“Affection opens our eyes to goodness we could not have seen, or should not have appreciated without it.” C.S. Lewis, The Four Loves

Bitterness is a cancer of the soul. We all have it. Sometimes it hides in the cells. Other times, it develops as a large tumor readily visible to everyone we come into contact with. Usually, it is that horrible kind of cancer that is like jellyfish tentacles that thread through our guts. We recognize it is there and–like a surgeon–we start cutting out small pieces only to discover there is more.

I lately find myself in the unfortunate position of being tempted toward bitterness. Worse, the more I give into it, the sweeter it seems. There is a simple satisfaction proclaiming judgement against people with whom I disagree by denouncing them (if only in my mind). It’s very easy to “cancel” people by proclaiming them “idiots”. It also makes me feel like the hero of my own story–which of course–in my minds eye–I always am.

I also enjoy joining “rallies” of other like minded individuals with whom I can digress about the “transgressions” of the “idiots”. It feels good to stab people in the back.

Boy is that an uncomfortable thing to put in print!

Mostly, I do this in my mind. At least I thought I did. Until I asked my son to prepare for an event recently and he said, “I’m not going! I don’t want to be anywhere around those wicked people!”

Gulp!

We see ourselves best through the eyes of those who love us the most. That is, if we are willing to listen.

I have determined that bitterness is the quickest and best way to lose friends and alienate people.
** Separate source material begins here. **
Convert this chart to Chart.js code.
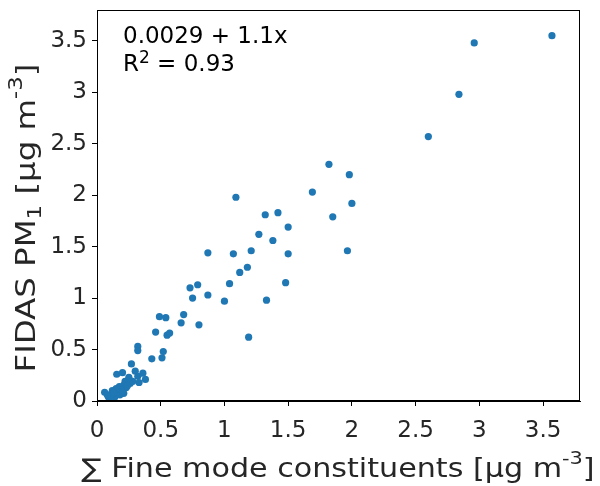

And, like the unskilled surgeon I am, I have been trying to cut out the cancer. I don’t want to end up a “lonely and bitter old woman”. Candidly, the temptation to get a bunch of bunnies has been knocking on my door. That is, after all, what I used to do to avoid my feelings. I would hoard creatures until I was so busy cleaning litterboxes I didn’t have time to think about my feelings.

Upon reflection, I realize I lack the affection for some people I used to have. I also wonder how to get it back. I have been tolerating them under the guise of loving them but now I see it just won’t do. Toleration is as far removed from affection as arachnids are from octopi, and twice as deadly.
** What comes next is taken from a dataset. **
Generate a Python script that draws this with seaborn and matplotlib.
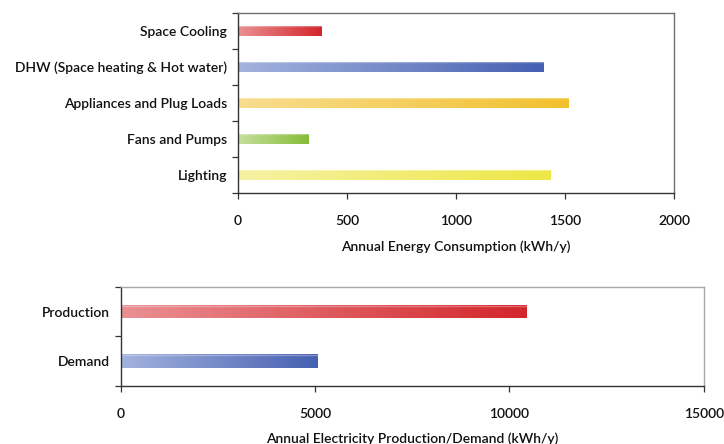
import numpy as np
import matplotlib
matplotlib.use("Agg")
import matplotlib.pyplot as plt
import seaborn as sns
from matplotlib.colors import LinearSegmentedColormap

# Annual end-use energy consumption (kWh/y)
end_uses = ["Space Cooling", "DHW (Space heating & Hot water)",
            "Appliances and Plug Loads", "Fans and Pumps", "Lighting"]
consumption = [385, 1402, 1518, 324, 1433]
end_use_light = ["#ea9093", "#a3b3de", "#f8dd90", "#c6e09c", "#f6f2a4"]
end_use_dark = ["#d3262b", "#4660b2", "#f2c12e", "#86bb38", "#eee746"]

# Annual electricity balance (kWh/y)
balance_labels = ["Production", "Demand"]
balance_values = [10450, 5070]
balance_light = ["#ea9093", "#a3b3de"]
balance_dark = ["#d3262b", "#4660b2"]

sns.set_theme(style="white")
plt.rcParams["font.family"] = ["Lato", "DejaVu Sans"]
plt.rcParams["font.weight"] = "semibold"
plt.rcParams["axes.labelweight"] = "semibold"
plt.rcParams["text.color"] = "#111111"
plt.rcParams["axes.labelcolor"] = "#111111"
plt.rcParams["xtick.color"] = "#111111"
plt.rcParams["ytick.color"] = "#111111"

fig = plt.figure(figsize=(7.24, 4.44), dpi=100)
ax1 = fig.add_axes([238 / 724, 1 - 192.7 / 444, 436 / 724, 180 / 444])
ax2 = fig.add_axes([121 / 724, 1 - 386 / 444, 582.7 / 724, 99.3 / 444])


def gradient_fill(ax, lights, darks):
    """Paint each bar with a left-to-right light-to-dark gradient."""
    xlim, ylim = ax.get_xlim(), ax.get_ylim()
    ramp = np.linspace(0, 1, 256).reshape(1, -1)
    bars = sorted(ax.patches, key=lambda p: p.get_y())
    for bar, c0, c1 in zip(bars, lights, darks):
        x0, y0 = bar.get_x(), bar.get_y()
        w, h = bar.get_width(), bar.get_height()
        cmap = LinearSegmentedColormap.from_list("bar", [c0, c1])
        im = ax.imshow(ramp, cmap=cmap, extent=[x0, x0 + w, y0, y0 + h],
                       aspect="auto", interpolation="bilinear",
                       zorder=bar.get_zorder() + 0.1)
        im.set_clip_path(bar)
        # soft highlight along the upper edge of the bar
        ax.plot([x0, x0 + w], [y0 + 0.02, y0 + 0.02], color="white",
                alpha=0.3, lw=1.0, zorder=bar.get_zorder() + 0.2,
                solid_capstyle="butt")
    ax.set_xlim(xlim)
    ax.set_ylim(ylim)


def style_axes(ax, n, xmax, step, frame_color):
    ax.set_xlim(0, xmax)
    ax.set_ylim(n - 0.5, -0.5)
    ax.set_xticks(np.arange(0, xmax + 1, step))
    ax.set_yticks(np.arange(-0.5, n, 1.0), minor=True)
    ax.tick_params(axis="y", which="major", length=0, pad=8, labelsize=10)
    ax.tick_params(axis="y", which="minor", left=True, length=4,
                   width=0.9, color="#333333", direction="out")
    ax.tick_params(axis="x", which="major", bottom=True, length=4,
                   width=0.9, color="#333333", direction="out", pad=12,
                   labelsize=10)
    for side in ("left", "bottom"):
        ax.spines[side].set_color("#333333")
        ax.spines[side].set_linewidth(1.0)
    for side in ("top", "right"):
        ax.spines[side].set_color(frame_color)
        ax.spines[side].set_linewidth(1.0)
    ax.set_ylabel("")


sns.barplot(x=consumption, y=end_uses, hue=end_uses, palette=end_use_dark,
            orient="h", width=0.28, saturation=1, legend=False, ax=ax1)
style_axes(ax1, len(end_uses), 2000, 500, "#6e6e6e")
gradient_fill(ax1, end_use_light, end_use_dark)
ax1.set_xlabel("Annual Energy Consumption (kWh/y)", fontsize=10, labelpad=10)

sns.barplot(x=balance_values, y=balance_labels, hue=balance_labels,
            palette=balance_dark, orient="h", width=0.27, saturation=1,
            legend=False, ax=ax2)
style_axes(ax2, len(balance_labels), 15000, 5000, "#a8a8a8")
gradient_fill(ax2, balance_light, balance_dark)
ax2.set_xlabel("Annual Electricity Production/Demand (kWh/y)", fontsize=10,
               labelpad=9)

fig.savefig("out.png", dpi=100)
If we form friendships by discovering the things we have in common, do our differences automatically discredit the relationship? Is that why we fall out of favor with each other and say, “the friendship has run its course?” On a grander scale, is this why we break up or get divorced?

For instance, if God has called me to “love my neighbor” but I don’t “like them” should I stop praying for a tree to fall on their house? I only ask because one of my “neighbors” (a close friend) really annoys me and its not “Christian” to tell them what a jerk I think they are. And while I don’t explicitly pray for falling trees, I have stopped praying for God to protect them from harm. And it’s because of this cancer (bitterness!) that has spread throughout–and is twisting in my guts.

And I thought losing weight was hard!

Matthew 18 includes the parable of the unforgiving servant. The Apostle Peter (who must have been a lot like me) asked Jesus, “Lord, how often will my brother sin against me, and I forgive him? As many as seven times?” Jesus said to him, “I do not say to you seven times, but seventy-seven times.” (Matthew 18:21-22)

Why couldn’t Jesus have just said, “Peter, for you–three sounds like a good number. After all, the third time is a charm!”?

That pesky Jesus. Always sending an ice storm when I asked for snow.

And if that little splash of cold water wasn’t enough, he finished with, “So also my heavenly Father will do to every one of you, if you do not forgive your brother from your heart.” (Matthew 18:36) in reference to delivering the unforgiving servant over to the jailers. And by “jailers” I don’t think he was talking about jail.

Today, if you are anything like me, you have a few people in mind while reading this blog. You are quietly tolerating them while vociferously condemning and disavowing them. Worse, you hide behind self-righteous indignation while you quietly abandon the relationship. And while you may have a thousand excuses for why this is “right” and “good” and “noble”, I would like to suggest you are only feeding the cancer. And since God is the only one who can heal our sin–which is what the cancer is–I would like to suggest that you (like me!) learn the discipline of truly forgiving your neighbor from your heart. After all, Jesus forgave those who murdered him. I think you can (with His help!) forgive your obnoxious friend.

1 Comment
  1. Your post is excellent and timely in my life right now. I have a family member wanting to distance themselves from someone who they feel is more than just obnoxious. It is a tough divide to experience in families when someone’s Facebook posts and views, for example, offend others. Even if you don’t look at the posts, you know think you know what they feel based on the posts, so it can be hard to be around them. I keep reading your other blog as well, “Why is Your Love so Conditional?” Excellent topics that are keeping me thinking deeply.